A path in the desert.

What Changed When I Stopped Abandoning Myself

For a long time, I thought transformation would feel dramatic.

I imagined a breakthrough moment. A single decision. A clear before and after.

Looking back, that isn’t what happened at all.

The most meaningful transformations in my life happened gradually. They were built through small choices, repeated over time. Choices to listen. Choices to trust myself. Choices to stop abandoning what I knew to be true.

Like many people, I spent years looking outside of myself for answers. I wanted certainty. I wanted reassurance that I was making the right decision. I wanted to know what would happen before I took the next step.

What I didn’t realize was that transformation wasn’t asking me to become someone else.

It was asking me to become more fully myself.

Learning to Trust Myself

One of the greatest changes in my life wasn’t external.

It was internal.

I learned to trust myself.

Not perfectly. Not all at once.

I learned to trust the quiet knowing that often arrived before I could explain it.

I learned to trust my intuition even when it didn’t make logical sense.

I learned to trust myself enough to make decisions without needing everyone else to agree.

This didn’t happen because I became more confident.

It happened because I became more willing to listen.

Over time, self-trust became less about certainty and more about relationship.

A relationship with myself.

Putting Down What Was Never Mine to Carry

Another transformation happened when I began to recognize how much I was carrying.

Expectations.

Responsibilities.

Old stories.

The belief that I was responsible for things that were never mine to manage.

For years, I thought strength meant carrying more.

What I eventually learned was that strength sometimes looks like putting something down.

Boundaries became an important part of that lesson.

Not because they created distance, but because they created clarity.

As I learned to honor my own needs, energy, and values, life became simpler.

Not easier.

Simpler.

I stopped spending so much energy managing what was outside of my control.

That energy became available for something else.

Growth.

Healing.

Presence.

Finding My Authentic Voice

Transformation also changed the way I expressed myself.
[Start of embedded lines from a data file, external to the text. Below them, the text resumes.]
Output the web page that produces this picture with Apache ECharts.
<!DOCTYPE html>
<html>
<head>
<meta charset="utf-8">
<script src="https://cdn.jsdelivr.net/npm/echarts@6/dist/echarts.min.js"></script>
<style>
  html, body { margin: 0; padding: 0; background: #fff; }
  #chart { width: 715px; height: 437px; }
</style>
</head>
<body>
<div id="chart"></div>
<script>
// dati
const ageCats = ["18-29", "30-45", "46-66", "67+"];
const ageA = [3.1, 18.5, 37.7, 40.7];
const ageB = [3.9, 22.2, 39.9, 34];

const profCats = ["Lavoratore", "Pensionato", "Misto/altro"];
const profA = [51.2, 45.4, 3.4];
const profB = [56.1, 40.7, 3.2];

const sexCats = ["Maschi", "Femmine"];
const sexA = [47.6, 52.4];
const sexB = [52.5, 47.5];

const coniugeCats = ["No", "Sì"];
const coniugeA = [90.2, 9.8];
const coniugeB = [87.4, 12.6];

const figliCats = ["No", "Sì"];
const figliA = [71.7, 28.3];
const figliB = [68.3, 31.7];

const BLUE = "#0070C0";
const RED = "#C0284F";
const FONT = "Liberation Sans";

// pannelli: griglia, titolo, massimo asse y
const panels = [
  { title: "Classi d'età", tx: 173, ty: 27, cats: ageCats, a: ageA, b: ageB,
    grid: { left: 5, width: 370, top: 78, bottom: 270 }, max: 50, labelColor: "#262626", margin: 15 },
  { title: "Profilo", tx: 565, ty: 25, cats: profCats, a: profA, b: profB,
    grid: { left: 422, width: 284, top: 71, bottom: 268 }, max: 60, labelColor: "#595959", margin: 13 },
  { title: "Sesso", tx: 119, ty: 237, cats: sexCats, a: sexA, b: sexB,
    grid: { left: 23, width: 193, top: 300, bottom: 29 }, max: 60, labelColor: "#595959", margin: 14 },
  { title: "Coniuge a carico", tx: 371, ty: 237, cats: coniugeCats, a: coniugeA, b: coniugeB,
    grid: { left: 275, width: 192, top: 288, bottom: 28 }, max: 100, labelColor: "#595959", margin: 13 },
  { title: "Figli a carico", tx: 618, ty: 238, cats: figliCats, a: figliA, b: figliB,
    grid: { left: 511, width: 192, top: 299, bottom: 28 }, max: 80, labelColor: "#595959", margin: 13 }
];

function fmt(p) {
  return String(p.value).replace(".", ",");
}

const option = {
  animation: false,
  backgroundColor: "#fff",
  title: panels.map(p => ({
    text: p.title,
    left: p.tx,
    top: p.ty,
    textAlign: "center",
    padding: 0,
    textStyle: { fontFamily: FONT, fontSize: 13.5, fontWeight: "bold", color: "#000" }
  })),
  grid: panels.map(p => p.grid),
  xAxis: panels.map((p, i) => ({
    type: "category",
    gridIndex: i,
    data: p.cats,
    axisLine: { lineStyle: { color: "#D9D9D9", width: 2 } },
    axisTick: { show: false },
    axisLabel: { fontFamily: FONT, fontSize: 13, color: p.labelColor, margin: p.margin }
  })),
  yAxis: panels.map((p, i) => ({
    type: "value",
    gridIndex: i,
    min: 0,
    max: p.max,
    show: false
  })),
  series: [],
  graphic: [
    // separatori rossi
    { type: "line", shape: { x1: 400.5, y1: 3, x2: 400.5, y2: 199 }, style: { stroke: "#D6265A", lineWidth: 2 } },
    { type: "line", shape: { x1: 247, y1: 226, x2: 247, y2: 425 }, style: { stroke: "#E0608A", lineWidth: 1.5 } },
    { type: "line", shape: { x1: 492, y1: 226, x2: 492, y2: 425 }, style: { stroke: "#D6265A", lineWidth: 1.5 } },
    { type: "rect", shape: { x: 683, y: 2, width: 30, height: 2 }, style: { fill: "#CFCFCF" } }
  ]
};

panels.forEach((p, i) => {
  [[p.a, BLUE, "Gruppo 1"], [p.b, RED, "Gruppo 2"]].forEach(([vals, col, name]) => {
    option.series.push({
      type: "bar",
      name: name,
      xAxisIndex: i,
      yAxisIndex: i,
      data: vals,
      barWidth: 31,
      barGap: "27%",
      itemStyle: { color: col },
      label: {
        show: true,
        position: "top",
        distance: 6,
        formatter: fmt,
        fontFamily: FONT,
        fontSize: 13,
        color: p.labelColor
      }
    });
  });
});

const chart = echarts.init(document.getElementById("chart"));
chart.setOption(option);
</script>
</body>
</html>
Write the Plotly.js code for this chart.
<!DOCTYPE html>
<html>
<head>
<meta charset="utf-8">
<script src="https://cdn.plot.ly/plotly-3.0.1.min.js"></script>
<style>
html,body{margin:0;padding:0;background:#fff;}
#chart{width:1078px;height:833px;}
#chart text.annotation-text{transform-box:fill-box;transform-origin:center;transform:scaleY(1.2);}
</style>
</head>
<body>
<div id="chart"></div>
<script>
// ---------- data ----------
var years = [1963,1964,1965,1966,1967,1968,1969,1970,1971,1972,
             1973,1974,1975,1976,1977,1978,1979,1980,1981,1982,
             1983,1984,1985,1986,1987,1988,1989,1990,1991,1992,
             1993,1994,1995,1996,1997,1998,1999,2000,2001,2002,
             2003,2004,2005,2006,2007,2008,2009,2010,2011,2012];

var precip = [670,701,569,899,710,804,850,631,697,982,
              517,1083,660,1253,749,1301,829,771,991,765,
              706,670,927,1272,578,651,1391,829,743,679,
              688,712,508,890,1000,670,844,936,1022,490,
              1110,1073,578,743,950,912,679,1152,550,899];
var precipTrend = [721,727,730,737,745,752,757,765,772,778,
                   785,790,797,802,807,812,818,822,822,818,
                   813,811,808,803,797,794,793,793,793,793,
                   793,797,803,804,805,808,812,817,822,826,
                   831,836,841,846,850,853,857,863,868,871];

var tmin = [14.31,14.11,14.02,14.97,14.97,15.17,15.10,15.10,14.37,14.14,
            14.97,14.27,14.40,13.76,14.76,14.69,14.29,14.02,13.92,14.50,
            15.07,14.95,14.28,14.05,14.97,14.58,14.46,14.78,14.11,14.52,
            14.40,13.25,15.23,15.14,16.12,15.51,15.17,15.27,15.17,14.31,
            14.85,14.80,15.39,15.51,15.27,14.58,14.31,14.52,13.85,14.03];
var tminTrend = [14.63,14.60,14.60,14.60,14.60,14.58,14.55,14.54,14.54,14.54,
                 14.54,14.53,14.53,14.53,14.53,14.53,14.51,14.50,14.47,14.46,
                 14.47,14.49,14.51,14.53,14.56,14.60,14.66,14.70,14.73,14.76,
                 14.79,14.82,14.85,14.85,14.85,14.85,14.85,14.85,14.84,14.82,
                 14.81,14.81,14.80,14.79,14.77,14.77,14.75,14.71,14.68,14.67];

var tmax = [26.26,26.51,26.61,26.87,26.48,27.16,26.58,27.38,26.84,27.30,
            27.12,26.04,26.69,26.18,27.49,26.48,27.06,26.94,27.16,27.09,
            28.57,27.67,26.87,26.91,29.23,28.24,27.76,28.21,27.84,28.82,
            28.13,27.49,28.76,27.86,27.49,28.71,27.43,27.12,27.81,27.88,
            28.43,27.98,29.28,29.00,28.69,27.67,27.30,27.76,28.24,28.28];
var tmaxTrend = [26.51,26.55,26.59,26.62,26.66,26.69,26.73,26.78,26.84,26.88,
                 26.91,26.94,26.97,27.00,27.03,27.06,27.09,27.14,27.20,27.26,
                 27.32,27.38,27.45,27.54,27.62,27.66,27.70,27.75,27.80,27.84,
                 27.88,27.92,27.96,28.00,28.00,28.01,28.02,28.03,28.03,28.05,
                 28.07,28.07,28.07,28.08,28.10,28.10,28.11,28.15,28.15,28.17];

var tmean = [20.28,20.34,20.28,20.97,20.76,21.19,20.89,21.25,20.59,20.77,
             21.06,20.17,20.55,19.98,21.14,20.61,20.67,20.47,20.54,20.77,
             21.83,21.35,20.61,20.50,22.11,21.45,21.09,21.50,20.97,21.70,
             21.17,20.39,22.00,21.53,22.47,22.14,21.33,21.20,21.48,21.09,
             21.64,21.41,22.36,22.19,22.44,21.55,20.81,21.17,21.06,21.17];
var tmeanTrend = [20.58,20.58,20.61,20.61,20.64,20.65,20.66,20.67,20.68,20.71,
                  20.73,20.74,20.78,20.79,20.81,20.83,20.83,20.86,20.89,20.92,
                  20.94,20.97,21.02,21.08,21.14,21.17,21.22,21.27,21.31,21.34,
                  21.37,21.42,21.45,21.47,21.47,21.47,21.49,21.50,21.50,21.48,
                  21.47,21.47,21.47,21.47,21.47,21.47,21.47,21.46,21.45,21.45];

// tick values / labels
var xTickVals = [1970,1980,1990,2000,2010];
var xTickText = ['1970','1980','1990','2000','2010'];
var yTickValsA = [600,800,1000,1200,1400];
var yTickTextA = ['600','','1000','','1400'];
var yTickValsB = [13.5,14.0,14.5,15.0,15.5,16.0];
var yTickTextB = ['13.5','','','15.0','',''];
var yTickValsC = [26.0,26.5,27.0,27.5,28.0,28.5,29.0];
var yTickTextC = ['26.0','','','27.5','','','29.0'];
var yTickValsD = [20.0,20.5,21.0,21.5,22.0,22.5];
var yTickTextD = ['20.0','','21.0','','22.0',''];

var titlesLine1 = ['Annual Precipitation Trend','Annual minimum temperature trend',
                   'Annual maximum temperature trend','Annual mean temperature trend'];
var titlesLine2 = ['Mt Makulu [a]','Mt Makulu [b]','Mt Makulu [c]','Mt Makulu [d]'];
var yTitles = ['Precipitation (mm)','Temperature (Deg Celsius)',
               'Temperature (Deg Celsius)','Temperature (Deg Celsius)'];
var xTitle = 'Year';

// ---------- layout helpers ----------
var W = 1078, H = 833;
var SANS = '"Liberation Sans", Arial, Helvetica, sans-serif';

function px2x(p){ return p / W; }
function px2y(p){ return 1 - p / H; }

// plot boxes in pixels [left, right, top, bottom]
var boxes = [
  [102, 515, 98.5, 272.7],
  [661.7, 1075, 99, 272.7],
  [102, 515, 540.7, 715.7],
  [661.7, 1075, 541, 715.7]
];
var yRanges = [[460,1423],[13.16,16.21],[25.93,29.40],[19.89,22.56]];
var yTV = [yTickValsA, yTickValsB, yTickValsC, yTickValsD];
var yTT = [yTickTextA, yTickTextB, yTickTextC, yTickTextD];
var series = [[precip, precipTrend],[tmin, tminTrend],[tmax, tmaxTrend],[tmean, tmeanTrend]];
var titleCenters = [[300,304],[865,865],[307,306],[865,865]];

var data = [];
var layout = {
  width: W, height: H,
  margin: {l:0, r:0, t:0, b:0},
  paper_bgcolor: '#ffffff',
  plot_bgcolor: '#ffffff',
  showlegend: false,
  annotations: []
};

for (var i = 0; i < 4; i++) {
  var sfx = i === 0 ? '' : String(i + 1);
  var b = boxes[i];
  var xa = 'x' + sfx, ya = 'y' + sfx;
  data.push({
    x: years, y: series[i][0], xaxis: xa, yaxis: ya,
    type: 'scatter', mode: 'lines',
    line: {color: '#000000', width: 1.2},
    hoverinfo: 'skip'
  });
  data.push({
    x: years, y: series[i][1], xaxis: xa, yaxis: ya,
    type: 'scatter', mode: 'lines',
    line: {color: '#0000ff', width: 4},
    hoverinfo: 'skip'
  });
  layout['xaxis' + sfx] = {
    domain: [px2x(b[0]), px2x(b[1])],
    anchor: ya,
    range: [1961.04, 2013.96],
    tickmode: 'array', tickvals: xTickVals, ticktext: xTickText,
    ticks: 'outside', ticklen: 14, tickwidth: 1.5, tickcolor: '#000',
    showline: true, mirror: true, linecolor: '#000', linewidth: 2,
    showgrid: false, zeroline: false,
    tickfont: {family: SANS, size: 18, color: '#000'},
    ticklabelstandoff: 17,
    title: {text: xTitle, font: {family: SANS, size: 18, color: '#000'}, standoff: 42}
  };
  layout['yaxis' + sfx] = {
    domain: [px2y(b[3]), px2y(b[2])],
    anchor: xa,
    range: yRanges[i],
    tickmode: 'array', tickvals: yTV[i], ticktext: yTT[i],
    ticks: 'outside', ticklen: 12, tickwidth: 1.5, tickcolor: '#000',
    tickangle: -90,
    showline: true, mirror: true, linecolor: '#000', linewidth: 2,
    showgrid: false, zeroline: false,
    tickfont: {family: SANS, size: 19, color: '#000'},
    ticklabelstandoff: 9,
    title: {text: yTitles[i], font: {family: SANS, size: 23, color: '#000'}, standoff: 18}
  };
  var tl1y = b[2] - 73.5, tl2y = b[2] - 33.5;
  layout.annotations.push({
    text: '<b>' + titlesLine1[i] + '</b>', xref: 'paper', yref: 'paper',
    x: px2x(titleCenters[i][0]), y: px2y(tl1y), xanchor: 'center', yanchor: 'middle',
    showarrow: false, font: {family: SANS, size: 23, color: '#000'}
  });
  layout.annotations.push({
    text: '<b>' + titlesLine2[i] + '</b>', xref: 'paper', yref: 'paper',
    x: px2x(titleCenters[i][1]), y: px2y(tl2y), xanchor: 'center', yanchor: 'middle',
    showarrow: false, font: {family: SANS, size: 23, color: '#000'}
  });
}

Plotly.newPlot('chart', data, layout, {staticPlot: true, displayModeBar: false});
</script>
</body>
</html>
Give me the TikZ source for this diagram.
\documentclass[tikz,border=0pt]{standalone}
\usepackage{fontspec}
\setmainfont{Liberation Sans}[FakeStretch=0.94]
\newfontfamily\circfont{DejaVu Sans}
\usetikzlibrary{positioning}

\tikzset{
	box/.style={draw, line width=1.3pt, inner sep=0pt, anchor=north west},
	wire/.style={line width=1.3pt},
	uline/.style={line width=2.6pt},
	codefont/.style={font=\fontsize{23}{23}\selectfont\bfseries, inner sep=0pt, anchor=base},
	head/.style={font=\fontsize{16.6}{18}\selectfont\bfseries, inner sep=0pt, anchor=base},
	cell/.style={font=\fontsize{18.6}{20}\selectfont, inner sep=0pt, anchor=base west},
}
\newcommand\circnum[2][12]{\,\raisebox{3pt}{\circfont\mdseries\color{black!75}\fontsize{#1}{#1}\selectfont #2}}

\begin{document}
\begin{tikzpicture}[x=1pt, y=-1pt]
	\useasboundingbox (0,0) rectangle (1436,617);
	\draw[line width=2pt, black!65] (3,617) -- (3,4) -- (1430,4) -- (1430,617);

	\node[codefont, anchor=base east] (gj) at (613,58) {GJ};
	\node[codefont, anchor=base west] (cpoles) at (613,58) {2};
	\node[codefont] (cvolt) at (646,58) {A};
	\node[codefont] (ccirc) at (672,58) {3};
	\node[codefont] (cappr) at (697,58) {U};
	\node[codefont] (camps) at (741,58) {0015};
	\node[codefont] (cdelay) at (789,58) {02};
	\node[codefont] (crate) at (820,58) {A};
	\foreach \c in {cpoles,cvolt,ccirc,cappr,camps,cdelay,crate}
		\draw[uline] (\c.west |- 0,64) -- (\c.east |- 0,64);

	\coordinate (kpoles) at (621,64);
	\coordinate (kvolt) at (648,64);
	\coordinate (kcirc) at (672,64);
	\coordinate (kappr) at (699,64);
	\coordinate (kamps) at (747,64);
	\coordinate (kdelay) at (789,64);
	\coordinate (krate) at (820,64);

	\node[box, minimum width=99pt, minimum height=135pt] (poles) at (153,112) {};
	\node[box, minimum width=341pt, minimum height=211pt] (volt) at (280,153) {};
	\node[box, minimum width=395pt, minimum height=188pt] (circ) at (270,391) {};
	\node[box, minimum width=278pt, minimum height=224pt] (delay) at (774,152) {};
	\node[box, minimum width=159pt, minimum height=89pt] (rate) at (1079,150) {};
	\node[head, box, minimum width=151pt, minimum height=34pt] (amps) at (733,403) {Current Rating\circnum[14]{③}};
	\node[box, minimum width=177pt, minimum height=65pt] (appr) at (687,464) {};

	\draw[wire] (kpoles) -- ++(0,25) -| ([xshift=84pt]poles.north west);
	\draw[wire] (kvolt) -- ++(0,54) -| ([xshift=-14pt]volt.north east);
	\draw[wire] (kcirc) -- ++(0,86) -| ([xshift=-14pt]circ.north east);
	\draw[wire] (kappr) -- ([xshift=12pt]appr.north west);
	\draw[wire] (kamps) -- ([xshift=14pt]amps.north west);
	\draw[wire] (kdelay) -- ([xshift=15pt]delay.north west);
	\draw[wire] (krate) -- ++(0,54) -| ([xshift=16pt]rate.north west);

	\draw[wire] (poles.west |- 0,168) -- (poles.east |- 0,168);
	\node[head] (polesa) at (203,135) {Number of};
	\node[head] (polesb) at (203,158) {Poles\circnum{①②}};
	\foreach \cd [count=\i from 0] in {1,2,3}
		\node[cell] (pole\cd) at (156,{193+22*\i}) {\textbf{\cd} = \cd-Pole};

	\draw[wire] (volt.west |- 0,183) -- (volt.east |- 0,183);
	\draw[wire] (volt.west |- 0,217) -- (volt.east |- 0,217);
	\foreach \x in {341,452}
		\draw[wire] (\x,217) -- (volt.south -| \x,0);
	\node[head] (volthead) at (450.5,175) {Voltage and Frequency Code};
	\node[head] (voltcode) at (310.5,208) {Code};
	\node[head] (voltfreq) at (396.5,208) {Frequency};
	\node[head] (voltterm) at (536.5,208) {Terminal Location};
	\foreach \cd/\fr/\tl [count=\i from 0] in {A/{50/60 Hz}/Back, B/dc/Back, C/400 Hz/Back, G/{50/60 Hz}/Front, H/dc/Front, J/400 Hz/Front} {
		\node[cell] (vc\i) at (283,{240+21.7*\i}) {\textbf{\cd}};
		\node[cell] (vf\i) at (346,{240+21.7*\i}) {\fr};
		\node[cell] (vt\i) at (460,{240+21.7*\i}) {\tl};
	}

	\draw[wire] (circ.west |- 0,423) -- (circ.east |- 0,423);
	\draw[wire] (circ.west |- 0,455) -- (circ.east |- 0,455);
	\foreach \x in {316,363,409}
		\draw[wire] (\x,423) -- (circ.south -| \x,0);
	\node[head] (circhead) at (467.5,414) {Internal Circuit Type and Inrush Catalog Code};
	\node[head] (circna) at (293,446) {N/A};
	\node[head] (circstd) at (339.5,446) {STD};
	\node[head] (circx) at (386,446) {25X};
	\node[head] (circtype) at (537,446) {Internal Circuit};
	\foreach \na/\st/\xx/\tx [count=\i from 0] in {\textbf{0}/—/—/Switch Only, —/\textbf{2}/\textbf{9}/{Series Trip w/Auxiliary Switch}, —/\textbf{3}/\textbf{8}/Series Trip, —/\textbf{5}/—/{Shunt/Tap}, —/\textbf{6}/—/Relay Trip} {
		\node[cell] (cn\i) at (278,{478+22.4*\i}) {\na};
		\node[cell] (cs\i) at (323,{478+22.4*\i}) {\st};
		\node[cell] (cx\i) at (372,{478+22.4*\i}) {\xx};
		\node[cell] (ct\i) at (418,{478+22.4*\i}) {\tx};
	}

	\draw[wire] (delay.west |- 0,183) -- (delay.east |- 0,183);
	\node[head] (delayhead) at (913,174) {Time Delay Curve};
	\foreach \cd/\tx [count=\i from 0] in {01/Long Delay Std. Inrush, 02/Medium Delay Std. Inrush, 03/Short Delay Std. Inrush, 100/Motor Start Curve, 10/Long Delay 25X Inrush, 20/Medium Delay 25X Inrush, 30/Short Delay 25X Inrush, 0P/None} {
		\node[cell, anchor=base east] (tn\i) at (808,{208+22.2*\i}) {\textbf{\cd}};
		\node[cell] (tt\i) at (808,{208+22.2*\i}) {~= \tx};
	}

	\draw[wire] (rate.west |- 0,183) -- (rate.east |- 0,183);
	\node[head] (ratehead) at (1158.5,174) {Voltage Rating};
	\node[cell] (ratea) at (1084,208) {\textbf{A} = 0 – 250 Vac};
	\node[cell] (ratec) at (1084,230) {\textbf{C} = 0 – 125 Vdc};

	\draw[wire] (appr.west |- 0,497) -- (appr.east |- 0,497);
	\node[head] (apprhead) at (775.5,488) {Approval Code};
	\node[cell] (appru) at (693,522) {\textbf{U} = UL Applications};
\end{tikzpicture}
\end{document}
There was a time when I worried about saying the right thing.

Being understood.

Meeting expectations.

Over time, I realized that authenticity matters more than perfection.

The voice people connect with most is usually the one that is most real.

Not the most polished.

Not the most impressive.

The most honest.

Finding my voice wasn’t about becoming louder.

It was about becoming clearer.

It was about learning to trust my perspective and share it without needing everyone to agree.

What Reiki Helped Me Hear

People often ask what Reiki changed in my life.

The answer isn’t what most people expect.

Reiki entered my life as a healing modality.

Over time, it became a practice of awareness.

A practice of presence.

A practice of listening.

Through Reiki, I learned to slow down.

To notice what I was feeling.

To recognize when I was pushing too hard.

To become aware of the subtle ways I was disconnected from myself.

The deeper transformation wasn’t learning Reiki.

The deeper transformation was learning to trust myself.

Reiki helped create the space for that relationship to develop.

This is one reason I often describe Reiki as a practice of self-mastery.

Not because it teaches control.

Because it teaches awareness.

And awareness creates choice.

Becoming

When I look back at the most meaningful changes in my life, I don’t see a collection of achievements.

I see a process of becoming.

A process of returning to myself.

A process of releasing what no longer fit and strengthening what felt true.

Transformation didn’t happen overnight.

It happened through repetition.

Through practice.

Through self-trust.

Through the willingness to keep listening.

Perhaps the question isn’t, “How do I transform?”

Perhaps the better question is:

Who am I becoming?

And am I willing to trust that becoming enough to take the next step?